In the heart of the Village – one of the liveliest areas of Montreal – Ivy Studio created a new home for creative agency M.A.D. Collectif that invites collaboration and experimentation
No two days at M.A.D. Collectif headquarters are alike. The Montréal creative agency (formerly known as Groupe Sensation Mode) has deftly executed large-scale fashion, art, and design events for more than 20 years, manifesting in a new high-energy office abuzz with pop-ups, exhibits, and countless collaborative meetings.
M.A.D. is comprised of “lively people who have millions of ideas,” says Philip Staszewski, architect and partner at Ivy Studio, the local practice behind the collective’s 3,600-square-foot home. With that passion in mind, Staszewski and his team transformed a run-down ground-floor print shop dating from 1939 into a flexible laboratory that invites experimentation.
The sole windows are found along the façade, and the natural light that streams through them propelled Ivy Studio to turn the front section into both a social hub that has the air of a café and an open lounge that is ripe for photo and video shoots.
Situated underneath linear lighting, a 16-foot-long, ceramic-wrapped ramp evocative of a runway leads to the workstations in back. An area originally reinforced in concrete, it is nearly two feet higher than the rest of the floor plan, forming an organic segue between the public and private spheres.
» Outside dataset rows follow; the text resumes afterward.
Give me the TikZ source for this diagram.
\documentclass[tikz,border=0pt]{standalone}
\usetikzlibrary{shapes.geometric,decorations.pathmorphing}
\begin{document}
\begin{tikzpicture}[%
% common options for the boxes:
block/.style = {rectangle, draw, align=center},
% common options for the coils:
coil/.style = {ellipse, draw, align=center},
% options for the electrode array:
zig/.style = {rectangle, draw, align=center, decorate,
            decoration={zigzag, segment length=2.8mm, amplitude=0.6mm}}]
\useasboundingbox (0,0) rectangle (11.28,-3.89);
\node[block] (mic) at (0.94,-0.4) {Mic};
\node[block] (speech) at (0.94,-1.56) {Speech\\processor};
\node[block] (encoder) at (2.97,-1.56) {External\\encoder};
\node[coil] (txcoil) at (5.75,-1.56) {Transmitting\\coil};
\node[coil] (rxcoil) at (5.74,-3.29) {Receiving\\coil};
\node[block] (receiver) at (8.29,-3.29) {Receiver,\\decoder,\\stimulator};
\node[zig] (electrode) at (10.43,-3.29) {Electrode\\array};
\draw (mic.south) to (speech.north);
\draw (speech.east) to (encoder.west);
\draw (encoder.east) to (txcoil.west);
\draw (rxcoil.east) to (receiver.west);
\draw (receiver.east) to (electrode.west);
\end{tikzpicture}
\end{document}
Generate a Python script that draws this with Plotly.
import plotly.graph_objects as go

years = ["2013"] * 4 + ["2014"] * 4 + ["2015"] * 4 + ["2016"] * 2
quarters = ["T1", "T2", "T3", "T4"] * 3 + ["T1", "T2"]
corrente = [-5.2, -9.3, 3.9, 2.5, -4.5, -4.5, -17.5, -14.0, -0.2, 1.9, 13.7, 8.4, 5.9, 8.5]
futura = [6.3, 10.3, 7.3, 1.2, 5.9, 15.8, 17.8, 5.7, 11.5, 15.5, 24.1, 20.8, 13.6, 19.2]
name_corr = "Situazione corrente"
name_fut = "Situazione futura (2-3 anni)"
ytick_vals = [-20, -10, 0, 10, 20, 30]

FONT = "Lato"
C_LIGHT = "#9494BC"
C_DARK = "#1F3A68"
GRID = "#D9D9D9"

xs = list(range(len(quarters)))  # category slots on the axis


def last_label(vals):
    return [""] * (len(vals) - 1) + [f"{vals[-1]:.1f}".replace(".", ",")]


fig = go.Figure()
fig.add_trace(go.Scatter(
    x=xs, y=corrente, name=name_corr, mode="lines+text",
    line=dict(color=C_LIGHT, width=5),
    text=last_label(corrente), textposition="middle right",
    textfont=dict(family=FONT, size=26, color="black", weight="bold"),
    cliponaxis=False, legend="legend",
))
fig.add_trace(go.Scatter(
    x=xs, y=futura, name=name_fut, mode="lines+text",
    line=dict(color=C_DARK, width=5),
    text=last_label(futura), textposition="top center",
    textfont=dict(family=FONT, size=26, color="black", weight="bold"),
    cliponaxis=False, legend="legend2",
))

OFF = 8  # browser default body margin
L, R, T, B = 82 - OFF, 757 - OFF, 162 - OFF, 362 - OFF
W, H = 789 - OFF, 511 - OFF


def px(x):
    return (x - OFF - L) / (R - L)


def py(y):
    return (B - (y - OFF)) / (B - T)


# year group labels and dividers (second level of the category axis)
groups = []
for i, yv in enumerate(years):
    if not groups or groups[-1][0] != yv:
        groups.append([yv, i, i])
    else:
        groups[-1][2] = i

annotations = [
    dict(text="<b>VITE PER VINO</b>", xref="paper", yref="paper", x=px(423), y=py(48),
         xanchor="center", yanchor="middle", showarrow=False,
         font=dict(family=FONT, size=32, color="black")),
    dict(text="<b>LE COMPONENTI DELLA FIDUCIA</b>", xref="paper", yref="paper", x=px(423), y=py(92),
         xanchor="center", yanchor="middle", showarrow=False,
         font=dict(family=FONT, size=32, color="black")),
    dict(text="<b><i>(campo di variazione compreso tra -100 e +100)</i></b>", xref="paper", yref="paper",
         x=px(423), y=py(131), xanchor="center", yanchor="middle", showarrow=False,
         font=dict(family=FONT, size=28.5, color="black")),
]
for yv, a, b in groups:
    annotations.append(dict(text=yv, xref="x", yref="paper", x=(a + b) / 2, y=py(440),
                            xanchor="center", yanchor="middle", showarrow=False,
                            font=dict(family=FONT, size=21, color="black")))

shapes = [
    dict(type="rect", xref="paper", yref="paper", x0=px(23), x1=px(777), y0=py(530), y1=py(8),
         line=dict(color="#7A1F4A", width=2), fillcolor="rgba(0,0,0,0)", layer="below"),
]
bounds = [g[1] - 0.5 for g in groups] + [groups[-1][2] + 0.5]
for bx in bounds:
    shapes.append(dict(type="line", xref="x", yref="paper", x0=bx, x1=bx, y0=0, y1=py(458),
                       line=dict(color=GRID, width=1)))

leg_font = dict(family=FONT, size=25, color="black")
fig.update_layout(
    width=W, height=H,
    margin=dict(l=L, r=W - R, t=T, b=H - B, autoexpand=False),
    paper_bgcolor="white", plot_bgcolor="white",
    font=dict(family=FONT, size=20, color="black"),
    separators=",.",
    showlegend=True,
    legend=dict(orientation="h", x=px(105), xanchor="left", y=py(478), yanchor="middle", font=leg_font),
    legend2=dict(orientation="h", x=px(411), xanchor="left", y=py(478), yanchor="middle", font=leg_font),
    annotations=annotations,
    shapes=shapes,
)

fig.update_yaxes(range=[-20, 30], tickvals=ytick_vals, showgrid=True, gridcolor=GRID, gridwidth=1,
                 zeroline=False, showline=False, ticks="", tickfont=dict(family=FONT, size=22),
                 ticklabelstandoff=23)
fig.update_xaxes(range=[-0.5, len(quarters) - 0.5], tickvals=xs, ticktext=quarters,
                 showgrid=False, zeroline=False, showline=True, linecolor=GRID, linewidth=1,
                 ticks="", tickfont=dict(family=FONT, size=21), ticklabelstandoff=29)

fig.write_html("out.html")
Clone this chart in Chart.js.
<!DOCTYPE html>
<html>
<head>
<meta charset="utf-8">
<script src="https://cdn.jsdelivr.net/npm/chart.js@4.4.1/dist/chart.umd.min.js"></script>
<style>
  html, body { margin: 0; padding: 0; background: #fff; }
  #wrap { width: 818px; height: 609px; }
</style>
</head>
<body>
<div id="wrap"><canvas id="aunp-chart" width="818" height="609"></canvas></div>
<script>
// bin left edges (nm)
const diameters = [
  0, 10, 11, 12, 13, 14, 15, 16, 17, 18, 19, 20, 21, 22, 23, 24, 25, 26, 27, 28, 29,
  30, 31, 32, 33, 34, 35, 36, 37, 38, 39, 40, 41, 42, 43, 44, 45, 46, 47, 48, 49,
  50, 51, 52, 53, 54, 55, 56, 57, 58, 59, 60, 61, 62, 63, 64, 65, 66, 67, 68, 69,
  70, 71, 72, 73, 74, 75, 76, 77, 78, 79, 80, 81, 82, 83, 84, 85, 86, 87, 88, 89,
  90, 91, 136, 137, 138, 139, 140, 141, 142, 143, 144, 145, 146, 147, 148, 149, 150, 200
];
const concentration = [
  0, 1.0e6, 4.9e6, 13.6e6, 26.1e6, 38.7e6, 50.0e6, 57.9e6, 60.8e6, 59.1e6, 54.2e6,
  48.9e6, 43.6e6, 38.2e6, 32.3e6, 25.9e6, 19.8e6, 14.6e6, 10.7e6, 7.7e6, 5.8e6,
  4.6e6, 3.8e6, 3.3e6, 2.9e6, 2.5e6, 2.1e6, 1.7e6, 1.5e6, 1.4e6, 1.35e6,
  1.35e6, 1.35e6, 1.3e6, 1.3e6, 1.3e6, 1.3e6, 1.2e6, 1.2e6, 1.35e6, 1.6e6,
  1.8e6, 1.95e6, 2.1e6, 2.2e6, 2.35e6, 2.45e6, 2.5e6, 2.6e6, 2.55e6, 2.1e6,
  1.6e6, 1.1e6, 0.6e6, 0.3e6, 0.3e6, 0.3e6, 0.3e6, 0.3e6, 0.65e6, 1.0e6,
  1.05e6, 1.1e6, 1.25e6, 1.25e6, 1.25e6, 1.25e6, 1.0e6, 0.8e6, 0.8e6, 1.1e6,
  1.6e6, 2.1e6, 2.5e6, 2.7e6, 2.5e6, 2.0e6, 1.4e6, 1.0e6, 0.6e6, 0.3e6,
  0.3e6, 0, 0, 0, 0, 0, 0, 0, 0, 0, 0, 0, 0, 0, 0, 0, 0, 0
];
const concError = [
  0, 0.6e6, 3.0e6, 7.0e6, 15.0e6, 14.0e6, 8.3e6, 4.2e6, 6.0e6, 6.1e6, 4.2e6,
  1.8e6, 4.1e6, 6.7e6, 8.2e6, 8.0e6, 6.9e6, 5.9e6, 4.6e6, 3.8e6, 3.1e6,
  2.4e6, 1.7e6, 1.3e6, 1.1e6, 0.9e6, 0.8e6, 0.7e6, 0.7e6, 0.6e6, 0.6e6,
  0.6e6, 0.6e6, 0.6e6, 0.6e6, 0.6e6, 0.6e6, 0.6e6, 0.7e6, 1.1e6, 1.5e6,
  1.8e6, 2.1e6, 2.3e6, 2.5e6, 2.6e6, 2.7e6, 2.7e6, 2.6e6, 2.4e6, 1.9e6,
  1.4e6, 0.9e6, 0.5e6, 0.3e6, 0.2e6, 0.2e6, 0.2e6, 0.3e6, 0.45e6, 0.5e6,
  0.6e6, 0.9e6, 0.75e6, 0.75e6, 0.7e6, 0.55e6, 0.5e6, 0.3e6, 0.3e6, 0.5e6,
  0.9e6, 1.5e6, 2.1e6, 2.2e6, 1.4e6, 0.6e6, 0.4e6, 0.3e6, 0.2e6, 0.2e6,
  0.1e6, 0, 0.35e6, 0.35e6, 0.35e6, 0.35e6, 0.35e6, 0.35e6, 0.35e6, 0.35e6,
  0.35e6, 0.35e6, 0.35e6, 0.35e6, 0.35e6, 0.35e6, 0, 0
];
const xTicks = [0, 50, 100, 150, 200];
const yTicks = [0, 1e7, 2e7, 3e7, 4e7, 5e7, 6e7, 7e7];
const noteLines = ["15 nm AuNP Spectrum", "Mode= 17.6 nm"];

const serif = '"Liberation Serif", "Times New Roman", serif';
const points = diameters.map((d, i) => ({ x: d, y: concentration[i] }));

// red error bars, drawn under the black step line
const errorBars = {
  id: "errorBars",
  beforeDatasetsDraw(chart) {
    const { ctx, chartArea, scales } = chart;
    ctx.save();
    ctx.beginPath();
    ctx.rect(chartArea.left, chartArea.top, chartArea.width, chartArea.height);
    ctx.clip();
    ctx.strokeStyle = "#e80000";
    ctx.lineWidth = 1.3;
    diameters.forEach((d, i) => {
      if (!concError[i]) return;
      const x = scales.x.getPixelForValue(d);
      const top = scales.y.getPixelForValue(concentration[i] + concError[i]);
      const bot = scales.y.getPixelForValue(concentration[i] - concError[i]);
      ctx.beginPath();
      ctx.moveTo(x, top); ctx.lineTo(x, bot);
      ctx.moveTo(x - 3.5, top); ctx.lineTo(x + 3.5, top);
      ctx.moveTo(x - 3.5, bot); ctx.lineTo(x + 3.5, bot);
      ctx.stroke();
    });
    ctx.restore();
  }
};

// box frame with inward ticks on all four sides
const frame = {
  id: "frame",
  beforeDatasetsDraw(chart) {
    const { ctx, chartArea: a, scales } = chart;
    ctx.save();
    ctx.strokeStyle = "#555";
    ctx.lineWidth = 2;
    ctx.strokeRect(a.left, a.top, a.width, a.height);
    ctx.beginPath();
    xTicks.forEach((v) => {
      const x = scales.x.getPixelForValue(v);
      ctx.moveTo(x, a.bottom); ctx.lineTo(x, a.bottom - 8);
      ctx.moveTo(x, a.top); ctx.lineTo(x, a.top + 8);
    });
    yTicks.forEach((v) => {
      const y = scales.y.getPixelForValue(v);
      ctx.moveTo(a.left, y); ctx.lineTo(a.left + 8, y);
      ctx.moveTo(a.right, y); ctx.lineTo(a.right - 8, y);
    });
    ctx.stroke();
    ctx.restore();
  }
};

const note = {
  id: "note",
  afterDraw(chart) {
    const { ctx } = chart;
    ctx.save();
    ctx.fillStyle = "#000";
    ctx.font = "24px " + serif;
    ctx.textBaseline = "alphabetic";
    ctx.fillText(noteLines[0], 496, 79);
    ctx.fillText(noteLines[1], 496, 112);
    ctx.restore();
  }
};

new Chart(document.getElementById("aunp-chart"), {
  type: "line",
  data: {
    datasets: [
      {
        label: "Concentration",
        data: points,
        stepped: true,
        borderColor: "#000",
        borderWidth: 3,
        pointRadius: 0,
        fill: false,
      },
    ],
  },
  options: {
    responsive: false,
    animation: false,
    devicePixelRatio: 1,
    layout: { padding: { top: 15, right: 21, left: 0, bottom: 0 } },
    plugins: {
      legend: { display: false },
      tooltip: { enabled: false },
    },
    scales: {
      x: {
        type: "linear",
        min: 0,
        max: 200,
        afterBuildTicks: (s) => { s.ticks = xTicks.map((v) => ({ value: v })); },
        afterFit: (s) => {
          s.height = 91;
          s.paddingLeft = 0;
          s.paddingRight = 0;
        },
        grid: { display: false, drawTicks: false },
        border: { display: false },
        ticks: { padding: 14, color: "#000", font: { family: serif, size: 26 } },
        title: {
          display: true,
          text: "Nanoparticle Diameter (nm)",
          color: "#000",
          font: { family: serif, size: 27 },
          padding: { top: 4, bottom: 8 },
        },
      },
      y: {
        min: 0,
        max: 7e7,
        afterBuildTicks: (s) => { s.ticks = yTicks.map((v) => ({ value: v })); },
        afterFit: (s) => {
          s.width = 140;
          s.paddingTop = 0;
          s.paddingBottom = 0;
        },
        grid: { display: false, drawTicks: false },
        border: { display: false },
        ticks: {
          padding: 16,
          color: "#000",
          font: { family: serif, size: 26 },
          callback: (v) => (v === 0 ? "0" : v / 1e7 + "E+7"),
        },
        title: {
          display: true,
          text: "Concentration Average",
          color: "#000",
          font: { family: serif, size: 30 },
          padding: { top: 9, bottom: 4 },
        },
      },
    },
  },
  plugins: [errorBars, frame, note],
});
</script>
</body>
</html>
Stretching across both zones is track lighting, buoyed by projectors.
Ivy Studio’s narrative is guided by the notion of imperfection, “inspired by the unfinished building,” explains Staszewski. “Raw materials are the focus.” But the challenge was ensuring that the intent behind their usage was conveyed. “It must look like design, rather than construction. It couldn’t be sloppy,” he adds.
One such example is the backlit assemblage of metal studs rising to the ceiling that display signage during M.A.D. happenings. “A hidden LED strip shoots the walls with light,” says Staszewski. “Those are the types of details that make it feel finished.”
Conceived as a blank canvas, the café’s existing walls, plumbing, and ventilation equipment were all painted white, while equally snowy ceramic tiles climb four feet high in the sunken portion. In dramatic contrast to the stark tones and rough textures is a warm, autumnal-hued 20-foot-long marble counter rife with elegant veining.
Initially, Ivy Studio wasn’t convinced by the marble sample. “It felt like something from an old kitchen,” Staszewski admits, before discovering its striking impact in a contemporary setting.
There are other bold splashes, too, such as the sinuous metallic purple velvet banquette, smattering of pink and orange ottomans, and lilac-tinted stools. Even the few cloistered offices and call and meeting rooms, defined by envelopes of pink fiberglass insulation, shun plaster for clear polycarbonate sheets that showcase their soundproofing capabilities.
Staszewski deems the space a “work in progress” that mirrors M.A.D. Collectif’s constant evolution as a brand. The interior, imagined as an elevated riff on a construction site, is yet another “fresh push.”